▶ DATA PROVIDED
:::::

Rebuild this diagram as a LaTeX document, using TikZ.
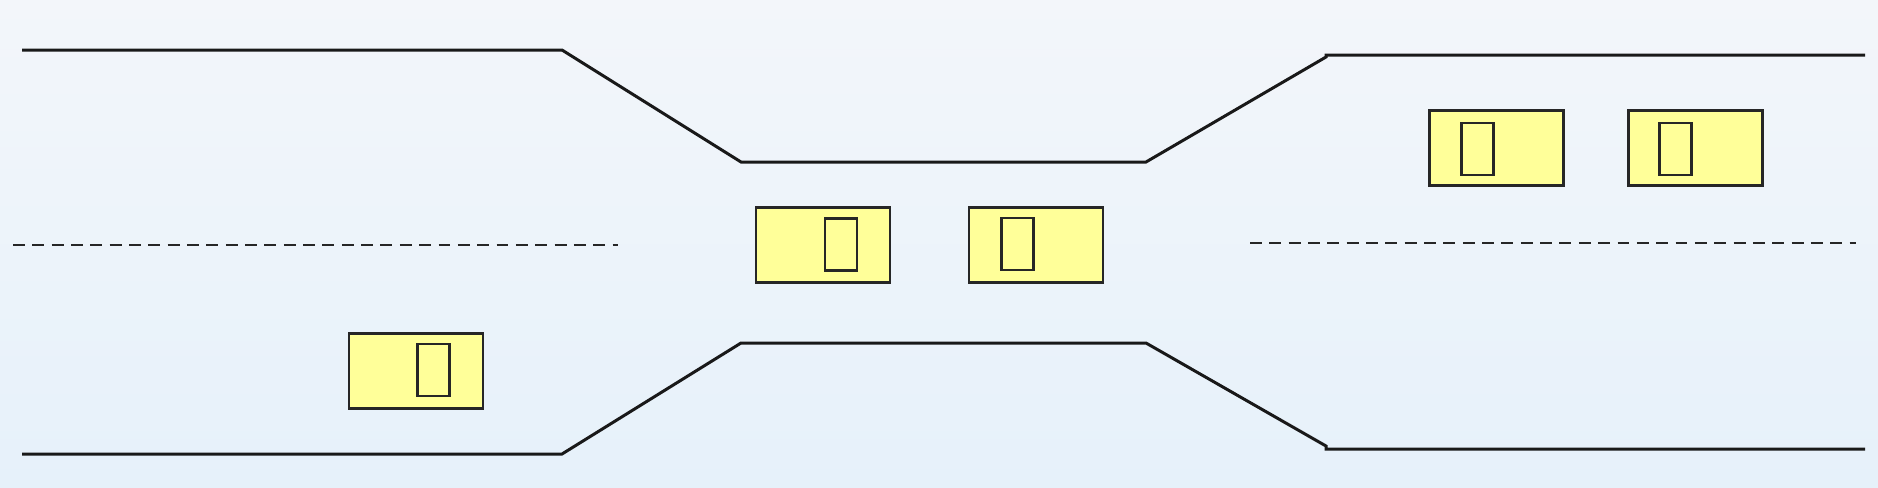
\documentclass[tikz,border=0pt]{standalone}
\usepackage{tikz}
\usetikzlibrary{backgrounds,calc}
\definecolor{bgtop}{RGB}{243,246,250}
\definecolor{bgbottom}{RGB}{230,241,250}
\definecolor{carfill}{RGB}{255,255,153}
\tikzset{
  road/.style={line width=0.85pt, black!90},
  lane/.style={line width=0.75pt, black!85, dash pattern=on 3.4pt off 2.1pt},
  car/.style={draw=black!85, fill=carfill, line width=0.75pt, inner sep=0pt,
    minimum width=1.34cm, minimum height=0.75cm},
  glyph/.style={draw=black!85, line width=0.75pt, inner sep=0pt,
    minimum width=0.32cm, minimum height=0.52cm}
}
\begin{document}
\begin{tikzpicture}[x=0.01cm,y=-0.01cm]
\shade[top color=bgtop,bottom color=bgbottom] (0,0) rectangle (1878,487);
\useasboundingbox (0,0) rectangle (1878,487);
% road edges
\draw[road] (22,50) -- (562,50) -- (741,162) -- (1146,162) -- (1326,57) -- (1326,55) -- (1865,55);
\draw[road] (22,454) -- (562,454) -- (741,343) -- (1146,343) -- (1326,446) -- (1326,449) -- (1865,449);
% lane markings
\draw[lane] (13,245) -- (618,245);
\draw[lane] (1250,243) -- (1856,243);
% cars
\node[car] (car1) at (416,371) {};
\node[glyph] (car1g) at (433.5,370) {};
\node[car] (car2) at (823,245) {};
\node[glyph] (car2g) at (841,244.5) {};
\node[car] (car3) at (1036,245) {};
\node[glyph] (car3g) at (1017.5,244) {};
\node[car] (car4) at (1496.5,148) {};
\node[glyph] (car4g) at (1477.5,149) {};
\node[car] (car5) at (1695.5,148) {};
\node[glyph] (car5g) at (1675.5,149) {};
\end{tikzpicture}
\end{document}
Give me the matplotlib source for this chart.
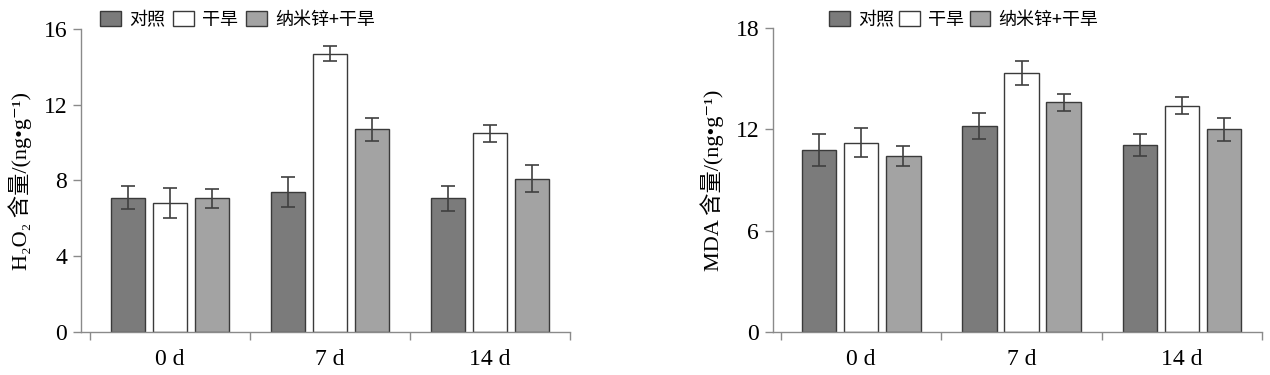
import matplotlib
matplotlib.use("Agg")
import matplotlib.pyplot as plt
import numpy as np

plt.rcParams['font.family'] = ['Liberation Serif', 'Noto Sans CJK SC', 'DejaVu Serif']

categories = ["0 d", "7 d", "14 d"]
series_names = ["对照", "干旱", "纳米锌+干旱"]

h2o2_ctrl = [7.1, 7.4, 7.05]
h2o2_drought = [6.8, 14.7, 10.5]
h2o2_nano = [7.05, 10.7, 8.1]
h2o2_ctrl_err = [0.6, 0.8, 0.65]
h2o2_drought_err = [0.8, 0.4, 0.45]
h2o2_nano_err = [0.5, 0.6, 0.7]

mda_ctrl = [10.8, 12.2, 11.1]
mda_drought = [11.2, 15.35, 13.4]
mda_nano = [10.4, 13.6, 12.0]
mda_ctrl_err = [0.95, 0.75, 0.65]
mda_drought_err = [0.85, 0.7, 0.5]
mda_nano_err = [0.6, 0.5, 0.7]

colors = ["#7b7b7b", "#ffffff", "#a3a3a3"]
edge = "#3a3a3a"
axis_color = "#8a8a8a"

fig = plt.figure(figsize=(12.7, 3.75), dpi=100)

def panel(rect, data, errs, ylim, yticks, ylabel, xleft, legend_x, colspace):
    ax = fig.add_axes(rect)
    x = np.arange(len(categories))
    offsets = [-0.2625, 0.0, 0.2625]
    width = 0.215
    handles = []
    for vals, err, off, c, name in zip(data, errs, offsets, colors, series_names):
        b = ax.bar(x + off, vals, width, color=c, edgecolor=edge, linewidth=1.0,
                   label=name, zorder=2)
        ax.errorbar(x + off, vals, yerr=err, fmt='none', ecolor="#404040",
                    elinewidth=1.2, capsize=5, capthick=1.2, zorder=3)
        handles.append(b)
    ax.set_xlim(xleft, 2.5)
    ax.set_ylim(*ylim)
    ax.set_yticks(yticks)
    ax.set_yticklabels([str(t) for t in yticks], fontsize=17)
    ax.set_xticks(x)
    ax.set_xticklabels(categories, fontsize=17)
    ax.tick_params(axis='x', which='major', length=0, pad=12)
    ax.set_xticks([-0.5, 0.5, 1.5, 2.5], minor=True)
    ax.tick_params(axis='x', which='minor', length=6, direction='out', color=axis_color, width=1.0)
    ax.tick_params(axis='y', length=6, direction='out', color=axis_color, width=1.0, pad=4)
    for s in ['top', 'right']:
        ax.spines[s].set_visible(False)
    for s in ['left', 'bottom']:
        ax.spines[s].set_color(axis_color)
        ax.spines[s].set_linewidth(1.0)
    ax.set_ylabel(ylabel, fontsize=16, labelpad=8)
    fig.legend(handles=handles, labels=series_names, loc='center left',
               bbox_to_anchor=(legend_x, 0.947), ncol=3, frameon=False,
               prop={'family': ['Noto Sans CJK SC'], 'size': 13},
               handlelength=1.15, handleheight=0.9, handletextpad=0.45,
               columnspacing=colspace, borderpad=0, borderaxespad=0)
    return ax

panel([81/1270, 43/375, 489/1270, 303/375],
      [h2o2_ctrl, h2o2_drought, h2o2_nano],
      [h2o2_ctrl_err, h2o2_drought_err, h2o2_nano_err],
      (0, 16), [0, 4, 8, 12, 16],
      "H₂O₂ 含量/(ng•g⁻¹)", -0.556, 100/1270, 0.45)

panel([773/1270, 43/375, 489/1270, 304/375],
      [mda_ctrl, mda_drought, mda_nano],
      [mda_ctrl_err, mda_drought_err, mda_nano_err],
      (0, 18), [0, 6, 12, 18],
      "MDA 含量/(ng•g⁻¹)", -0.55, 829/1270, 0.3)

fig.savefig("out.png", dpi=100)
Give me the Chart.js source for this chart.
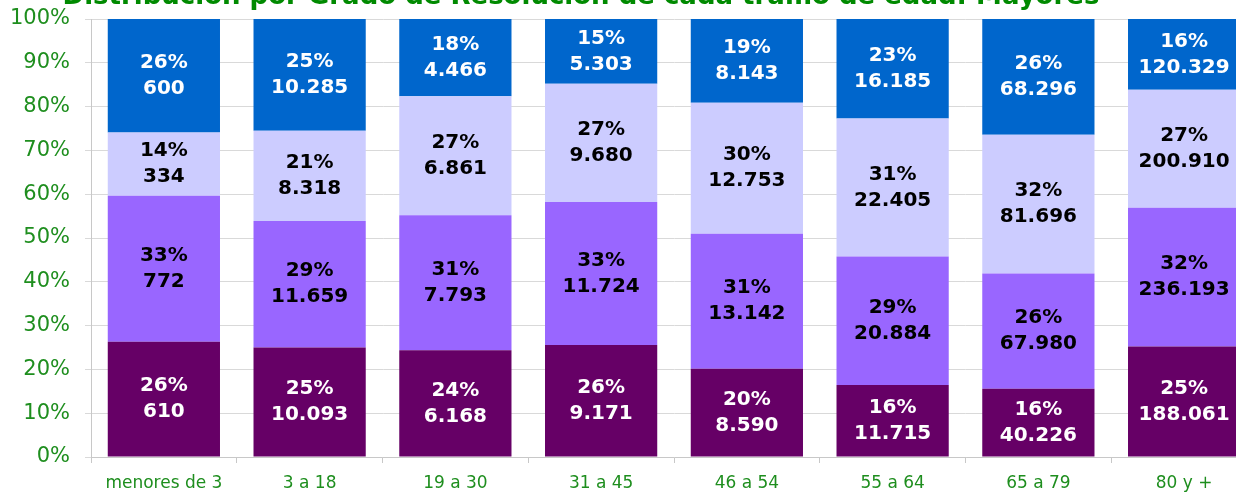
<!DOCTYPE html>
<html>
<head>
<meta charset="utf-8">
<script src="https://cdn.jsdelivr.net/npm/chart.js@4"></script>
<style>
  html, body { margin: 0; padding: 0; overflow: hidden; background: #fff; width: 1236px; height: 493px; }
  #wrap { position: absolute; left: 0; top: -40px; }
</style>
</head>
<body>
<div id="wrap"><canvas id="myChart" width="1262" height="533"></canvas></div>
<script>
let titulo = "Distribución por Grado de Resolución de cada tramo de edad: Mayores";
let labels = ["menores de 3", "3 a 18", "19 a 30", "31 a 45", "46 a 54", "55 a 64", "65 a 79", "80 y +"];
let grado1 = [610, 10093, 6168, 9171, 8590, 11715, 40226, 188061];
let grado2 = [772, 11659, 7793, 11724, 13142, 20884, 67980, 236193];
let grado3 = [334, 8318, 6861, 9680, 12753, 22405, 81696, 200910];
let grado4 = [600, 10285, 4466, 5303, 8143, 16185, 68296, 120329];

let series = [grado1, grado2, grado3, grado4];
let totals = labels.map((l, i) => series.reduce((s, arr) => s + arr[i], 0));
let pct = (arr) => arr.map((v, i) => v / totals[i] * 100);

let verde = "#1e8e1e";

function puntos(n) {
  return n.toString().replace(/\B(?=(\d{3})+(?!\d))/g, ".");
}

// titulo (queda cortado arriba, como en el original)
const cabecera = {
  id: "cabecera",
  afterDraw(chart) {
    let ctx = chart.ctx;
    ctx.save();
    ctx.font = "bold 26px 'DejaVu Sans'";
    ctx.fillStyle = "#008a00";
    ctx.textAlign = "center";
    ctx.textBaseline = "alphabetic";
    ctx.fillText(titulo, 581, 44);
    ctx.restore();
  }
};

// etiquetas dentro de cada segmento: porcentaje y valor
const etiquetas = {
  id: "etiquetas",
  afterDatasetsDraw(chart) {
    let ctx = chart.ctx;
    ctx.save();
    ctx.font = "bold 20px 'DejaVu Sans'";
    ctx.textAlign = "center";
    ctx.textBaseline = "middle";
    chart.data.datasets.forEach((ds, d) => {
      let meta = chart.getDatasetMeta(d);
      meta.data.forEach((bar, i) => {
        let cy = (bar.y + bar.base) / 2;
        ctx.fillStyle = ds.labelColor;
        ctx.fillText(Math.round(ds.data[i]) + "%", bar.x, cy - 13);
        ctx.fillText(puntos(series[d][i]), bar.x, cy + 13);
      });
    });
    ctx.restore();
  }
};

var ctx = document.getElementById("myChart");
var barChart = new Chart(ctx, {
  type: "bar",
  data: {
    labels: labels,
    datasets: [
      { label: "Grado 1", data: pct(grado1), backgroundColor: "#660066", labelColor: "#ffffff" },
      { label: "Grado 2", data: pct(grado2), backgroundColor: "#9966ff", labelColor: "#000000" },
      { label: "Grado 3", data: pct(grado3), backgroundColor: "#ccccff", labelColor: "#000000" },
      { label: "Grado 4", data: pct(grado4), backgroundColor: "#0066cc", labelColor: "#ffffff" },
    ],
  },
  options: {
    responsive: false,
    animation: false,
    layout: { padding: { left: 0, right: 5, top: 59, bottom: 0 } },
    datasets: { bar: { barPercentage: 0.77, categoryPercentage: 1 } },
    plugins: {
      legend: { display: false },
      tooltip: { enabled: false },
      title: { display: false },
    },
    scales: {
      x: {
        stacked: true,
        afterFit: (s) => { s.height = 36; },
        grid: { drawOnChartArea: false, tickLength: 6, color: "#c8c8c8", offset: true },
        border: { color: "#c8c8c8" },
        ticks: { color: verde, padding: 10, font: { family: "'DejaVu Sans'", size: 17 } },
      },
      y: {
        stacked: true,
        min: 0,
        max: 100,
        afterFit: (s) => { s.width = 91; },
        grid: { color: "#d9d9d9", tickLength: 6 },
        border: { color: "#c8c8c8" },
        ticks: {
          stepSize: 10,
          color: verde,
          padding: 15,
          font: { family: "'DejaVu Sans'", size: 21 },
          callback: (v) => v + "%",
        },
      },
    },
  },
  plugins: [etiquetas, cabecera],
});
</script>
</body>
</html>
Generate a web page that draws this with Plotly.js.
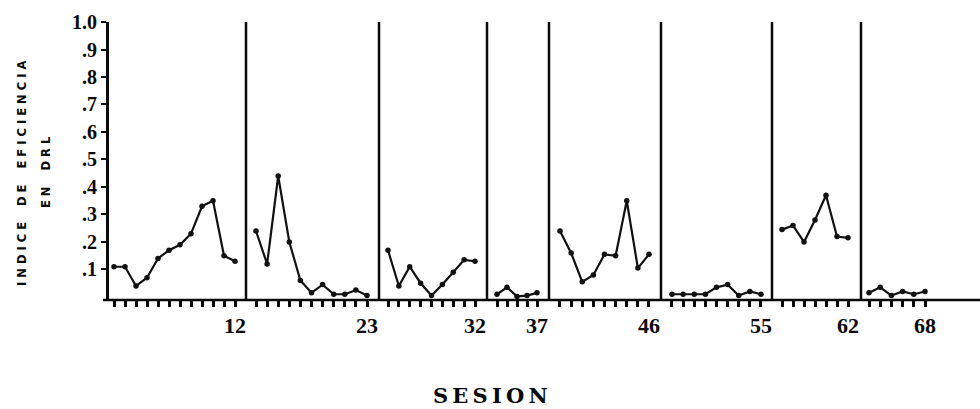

:::::

▶ TASK STATEMENT
Above are the records. Print exactly the lines from the one containing "Give me the matplotlib source for this chart." to the one containing "fig = plt.figure(figsize=(12.7, 3.75), dpi=100)", both included, and nothing else; pictures are excluded.

▶ FINAL RESULT
Give me the matplotlib source for this chart.
import matplotlib
matplotlib.use("Agg")
import matplotlib.pyplot as plt
import numpy as np

plt.rcParams['font.family'] = ['Liberation Serif', 'Noto Sans CJK SC', 'DejaVu Serif']

categories = ["0 d", "7 d", "14 d"]
series_names = ["对照", "干旱", "纳米锌+干旱"]

h2o2_ctrl = [7.1, 7.4, 7.05]
h2o2_drought = [6.8, 14.7, 10.5]
h2o2_nano = [7.05, 10.7, 8.1]
h2o2_ctrl_err = [0.6, 0.8, 0.65]
h2o2_drought_err = [0.8, 0.4, 0.45]
h2o2_nano_err = [0.5, 0.6, 0.7]

mda_ctrl = [10.8, 12.2, 11.1]
mda_drought = [11.2, 15.35, 13.4]
mda_nano = [10.4, 13.6, 12.0]
mda_ctrl_err = [0.95, 0.75, 0.65]
mda_drought_err = [0.85, 0.7, 0.5]
mda_nano_err = [0.6, 0.5, 0.7]

colors = ["#7b7b7b", "#ffffff", "#a3a3a3"]
edge = "#3a3a3a"
axis_color = "#8a8a8a"

fig = plt.figure(figsize=(12.7, 3.75), dpi=100)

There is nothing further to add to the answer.